* **What needs to be done**: Below are the records; pull every line that includes "this".

----

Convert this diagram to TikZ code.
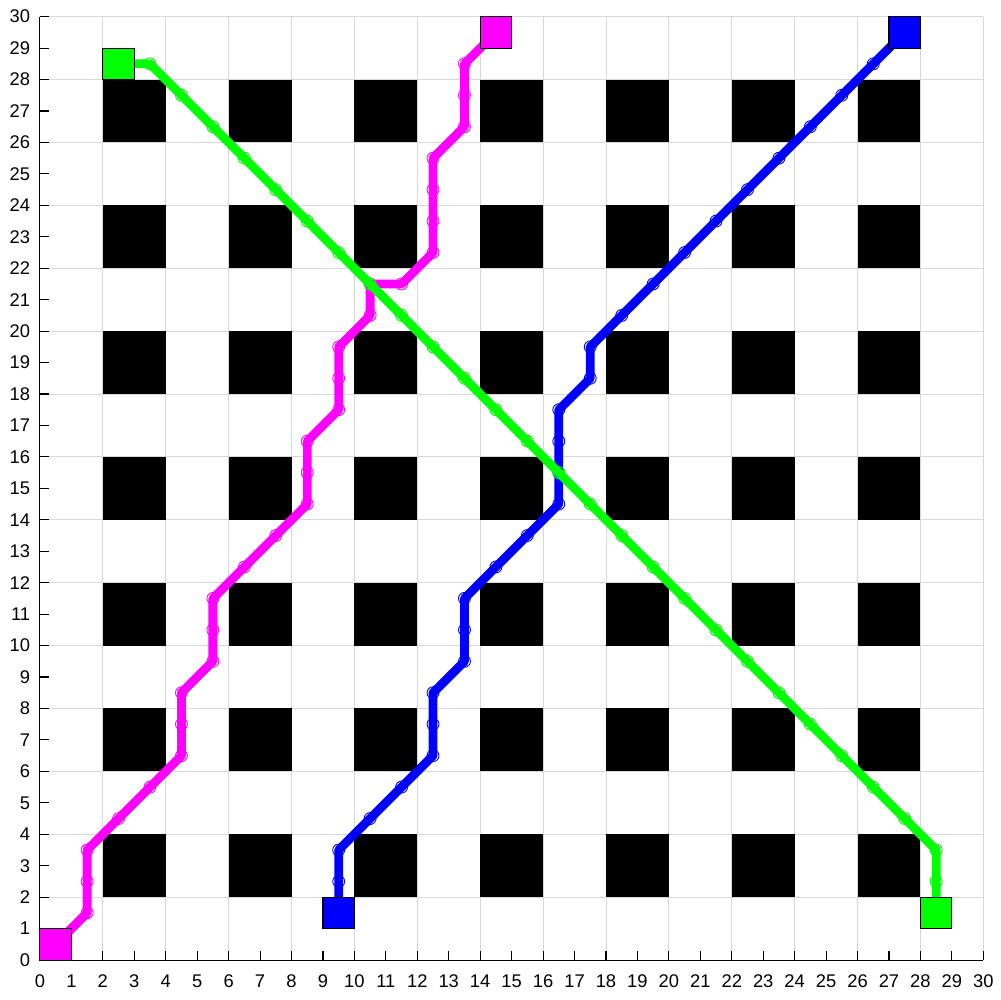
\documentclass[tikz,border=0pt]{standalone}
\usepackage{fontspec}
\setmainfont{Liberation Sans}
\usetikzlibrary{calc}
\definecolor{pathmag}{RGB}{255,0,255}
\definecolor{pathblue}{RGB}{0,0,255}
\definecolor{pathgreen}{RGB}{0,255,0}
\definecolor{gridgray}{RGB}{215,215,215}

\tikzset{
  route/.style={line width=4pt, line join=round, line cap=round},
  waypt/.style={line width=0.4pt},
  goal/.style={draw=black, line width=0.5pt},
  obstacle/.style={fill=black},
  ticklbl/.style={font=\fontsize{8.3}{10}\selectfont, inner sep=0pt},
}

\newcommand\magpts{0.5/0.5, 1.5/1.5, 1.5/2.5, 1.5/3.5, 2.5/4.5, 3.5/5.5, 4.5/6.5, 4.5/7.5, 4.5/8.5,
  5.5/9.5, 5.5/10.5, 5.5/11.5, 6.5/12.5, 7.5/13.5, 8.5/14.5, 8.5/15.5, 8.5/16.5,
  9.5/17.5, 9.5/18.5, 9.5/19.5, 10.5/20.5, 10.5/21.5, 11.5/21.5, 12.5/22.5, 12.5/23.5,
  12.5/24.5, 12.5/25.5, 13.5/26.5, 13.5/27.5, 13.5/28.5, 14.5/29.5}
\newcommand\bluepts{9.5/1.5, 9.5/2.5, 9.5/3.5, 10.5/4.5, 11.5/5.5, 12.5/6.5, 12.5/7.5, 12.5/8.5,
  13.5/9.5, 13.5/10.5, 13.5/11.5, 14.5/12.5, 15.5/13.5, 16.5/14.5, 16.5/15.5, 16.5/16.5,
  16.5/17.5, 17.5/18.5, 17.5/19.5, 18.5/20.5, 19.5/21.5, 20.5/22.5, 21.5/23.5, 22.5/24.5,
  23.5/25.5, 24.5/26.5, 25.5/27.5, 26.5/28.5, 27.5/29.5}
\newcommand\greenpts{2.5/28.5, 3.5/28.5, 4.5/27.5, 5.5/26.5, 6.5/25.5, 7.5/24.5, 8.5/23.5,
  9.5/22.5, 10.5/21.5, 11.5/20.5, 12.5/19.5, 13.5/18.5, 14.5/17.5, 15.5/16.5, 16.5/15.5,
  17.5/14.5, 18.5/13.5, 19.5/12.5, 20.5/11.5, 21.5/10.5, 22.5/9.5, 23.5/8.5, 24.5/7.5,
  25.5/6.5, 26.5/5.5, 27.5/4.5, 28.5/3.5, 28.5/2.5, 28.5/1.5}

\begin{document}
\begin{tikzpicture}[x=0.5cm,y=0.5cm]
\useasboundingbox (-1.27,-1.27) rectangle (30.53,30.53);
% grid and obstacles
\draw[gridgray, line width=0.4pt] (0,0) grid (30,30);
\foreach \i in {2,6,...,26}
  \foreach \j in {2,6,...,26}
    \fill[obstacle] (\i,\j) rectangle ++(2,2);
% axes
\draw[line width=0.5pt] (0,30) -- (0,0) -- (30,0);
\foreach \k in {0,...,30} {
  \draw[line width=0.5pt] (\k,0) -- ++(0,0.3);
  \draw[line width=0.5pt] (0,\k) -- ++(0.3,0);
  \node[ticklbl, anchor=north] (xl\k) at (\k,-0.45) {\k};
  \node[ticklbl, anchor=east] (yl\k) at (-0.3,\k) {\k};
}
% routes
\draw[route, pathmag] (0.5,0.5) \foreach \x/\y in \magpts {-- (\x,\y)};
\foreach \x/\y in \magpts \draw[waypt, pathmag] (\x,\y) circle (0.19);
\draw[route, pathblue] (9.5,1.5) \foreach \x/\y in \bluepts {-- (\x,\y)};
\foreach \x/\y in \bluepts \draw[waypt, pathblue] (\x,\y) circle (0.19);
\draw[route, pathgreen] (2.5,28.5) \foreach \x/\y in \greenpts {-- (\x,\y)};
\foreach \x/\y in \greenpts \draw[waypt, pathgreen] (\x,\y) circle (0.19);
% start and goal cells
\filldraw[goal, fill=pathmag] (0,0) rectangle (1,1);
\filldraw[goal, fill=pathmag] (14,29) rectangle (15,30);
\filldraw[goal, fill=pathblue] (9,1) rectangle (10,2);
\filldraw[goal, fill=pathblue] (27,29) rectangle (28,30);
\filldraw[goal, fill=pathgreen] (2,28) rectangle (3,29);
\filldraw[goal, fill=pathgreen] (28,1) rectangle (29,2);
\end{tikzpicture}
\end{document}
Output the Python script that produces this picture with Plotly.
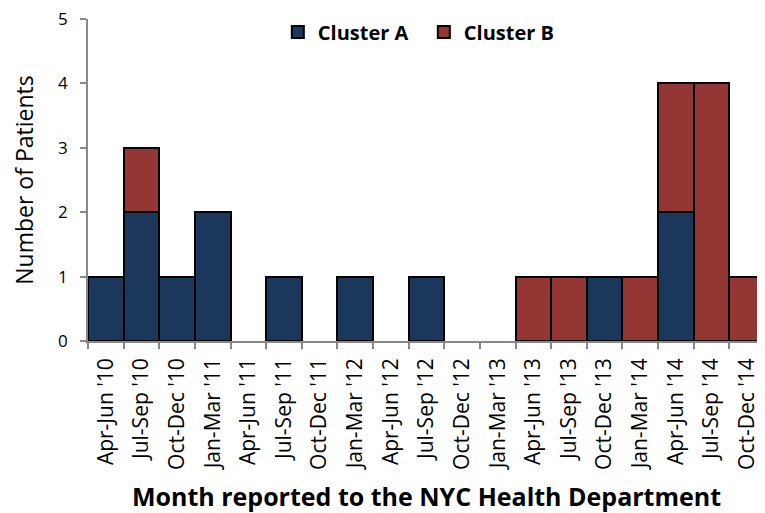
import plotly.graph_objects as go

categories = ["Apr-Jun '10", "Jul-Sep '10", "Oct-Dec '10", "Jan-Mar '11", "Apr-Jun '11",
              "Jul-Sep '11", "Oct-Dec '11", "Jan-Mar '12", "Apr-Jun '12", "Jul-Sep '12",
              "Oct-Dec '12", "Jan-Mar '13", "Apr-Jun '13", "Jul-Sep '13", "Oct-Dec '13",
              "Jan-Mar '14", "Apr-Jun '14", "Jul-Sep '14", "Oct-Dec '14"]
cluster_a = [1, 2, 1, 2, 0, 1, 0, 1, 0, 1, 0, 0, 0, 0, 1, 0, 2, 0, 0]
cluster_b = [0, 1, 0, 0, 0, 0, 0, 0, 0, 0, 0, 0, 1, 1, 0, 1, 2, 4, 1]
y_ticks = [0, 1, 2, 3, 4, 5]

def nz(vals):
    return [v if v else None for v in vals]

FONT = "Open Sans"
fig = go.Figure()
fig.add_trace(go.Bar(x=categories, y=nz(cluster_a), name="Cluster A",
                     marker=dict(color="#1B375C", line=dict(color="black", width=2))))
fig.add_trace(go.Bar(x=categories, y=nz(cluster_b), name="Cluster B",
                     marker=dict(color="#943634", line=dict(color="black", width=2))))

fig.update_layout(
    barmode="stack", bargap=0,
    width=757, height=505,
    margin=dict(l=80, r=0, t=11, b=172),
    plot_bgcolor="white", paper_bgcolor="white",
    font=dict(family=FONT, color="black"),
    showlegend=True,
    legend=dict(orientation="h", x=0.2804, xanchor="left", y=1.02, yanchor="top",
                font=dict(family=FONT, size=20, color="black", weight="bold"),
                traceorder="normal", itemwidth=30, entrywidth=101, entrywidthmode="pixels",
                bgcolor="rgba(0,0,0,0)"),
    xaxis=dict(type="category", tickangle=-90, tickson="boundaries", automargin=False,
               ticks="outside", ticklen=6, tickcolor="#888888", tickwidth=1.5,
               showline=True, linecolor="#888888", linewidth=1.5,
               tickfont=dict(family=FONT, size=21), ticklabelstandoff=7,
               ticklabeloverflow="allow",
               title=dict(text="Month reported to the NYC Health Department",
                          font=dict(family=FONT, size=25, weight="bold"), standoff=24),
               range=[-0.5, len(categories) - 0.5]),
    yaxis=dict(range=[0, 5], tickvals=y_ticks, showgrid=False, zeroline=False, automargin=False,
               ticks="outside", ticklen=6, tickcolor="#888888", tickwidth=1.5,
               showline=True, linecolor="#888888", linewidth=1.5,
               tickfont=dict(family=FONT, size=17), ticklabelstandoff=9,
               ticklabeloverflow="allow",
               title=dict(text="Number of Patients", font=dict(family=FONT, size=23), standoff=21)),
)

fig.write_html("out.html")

----

* **Correct answer**:
Convert this diagram to TikZ code.
Output the Python script that produces this picture with Plotly.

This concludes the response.